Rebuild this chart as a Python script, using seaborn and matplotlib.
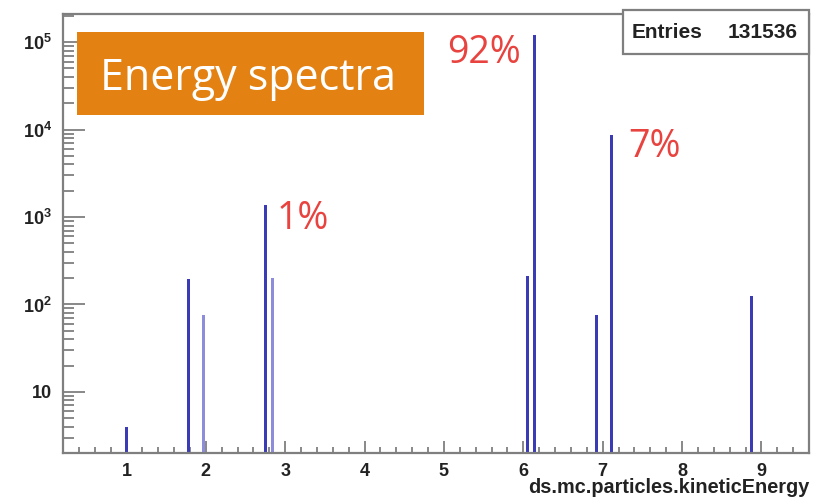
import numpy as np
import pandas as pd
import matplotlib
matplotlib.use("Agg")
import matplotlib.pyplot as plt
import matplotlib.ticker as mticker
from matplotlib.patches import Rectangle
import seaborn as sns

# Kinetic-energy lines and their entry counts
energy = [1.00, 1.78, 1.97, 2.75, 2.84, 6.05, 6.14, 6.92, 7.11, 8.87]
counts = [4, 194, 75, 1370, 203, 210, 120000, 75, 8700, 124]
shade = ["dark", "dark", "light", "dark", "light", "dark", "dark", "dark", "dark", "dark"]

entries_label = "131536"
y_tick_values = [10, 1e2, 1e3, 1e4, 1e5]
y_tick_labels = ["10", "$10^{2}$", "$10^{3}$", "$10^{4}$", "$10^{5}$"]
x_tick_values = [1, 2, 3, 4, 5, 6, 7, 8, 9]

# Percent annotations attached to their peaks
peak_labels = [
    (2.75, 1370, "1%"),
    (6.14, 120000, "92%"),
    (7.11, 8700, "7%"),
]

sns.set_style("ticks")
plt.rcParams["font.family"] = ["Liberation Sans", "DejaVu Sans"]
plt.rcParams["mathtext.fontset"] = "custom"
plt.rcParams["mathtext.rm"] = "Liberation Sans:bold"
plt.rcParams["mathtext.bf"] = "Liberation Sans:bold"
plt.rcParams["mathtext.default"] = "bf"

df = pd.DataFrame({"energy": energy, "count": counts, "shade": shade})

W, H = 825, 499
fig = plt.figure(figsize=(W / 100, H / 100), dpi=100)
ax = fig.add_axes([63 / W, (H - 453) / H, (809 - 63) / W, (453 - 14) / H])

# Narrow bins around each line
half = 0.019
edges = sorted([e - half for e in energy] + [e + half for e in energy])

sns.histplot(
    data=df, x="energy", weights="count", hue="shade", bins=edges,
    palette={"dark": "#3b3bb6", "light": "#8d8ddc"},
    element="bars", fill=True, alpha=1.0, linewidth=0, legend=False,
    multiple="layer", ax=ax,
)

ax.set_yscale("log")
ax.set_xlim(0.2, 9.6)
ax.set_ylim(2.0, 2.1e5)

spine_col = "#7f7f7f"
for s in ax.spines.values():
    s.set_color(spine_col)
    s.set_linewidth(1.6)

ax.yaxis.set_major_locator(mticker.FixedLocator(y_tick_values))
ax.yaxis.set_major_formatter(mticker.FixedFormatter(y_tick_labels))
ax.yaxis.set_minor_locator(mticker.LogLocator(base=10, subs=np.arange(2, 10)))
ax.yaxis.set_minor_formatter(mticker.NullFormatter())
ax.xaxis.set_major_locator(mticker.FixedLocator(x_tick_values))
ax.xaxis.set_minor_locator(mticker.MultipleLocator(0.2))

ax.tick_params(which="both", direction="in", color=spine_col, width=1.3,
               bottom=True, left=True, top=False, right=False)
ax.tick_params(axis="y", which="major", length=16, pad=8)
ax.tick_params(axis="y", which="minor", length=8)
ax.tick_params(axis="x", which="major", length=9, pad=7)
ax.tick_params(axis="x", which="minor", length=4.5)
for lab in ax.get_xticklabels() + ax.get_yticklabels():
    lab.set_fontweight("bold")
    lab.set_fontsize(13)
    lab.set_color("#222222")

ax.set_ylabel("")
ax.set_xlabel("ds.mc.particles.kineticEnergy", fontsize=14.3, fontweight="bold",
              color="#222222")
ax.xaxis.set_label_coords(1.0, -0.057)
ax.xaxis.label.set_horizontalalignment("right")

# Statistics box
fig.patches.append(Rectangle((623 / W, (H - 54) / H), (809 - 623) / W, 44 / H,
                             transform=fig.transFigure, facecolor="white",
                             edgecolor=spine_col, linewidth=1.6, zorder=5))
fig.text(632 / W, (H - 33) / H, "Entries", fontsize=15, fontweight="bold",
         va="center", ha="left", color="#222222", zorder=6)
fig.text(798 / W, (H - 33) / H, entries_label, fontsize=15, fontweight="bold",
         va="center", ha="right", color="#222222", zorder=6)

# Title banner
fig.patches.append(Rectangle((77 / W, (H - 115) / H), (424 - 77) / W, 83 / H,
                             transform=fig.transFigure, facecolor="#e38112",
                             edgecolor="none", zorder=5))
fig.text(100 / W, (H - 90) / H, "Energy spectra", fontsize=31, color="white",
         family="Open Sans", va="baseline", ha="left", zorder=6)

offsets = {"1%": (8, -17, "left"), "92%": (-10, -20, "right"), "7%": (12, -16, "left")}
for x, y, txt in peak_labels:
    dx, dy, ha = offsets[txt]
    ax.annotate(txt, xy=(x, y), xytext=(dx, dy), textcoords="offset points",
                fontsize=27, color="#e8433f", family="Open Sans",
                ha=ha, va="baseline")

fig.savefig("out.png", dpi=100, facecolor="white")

- - -

EXERCISE PROMPT = Leave out the pictures and restate, word for word, the lines from the top of the data through the line containing "import seaborn as sns", both included.

SOLUTION TO THIS EXERCISE =
Rebuild this chart as a Python script, using seaborn and matplotlib.
import numpy as np
import pandas as pd
import matplotlib
matplotlib.use("Agg")
import matplotlib.pyplot as plt
import matplotlib.ticker as mticker
from matplotlib.patches import Rectangle
import seaborn as sns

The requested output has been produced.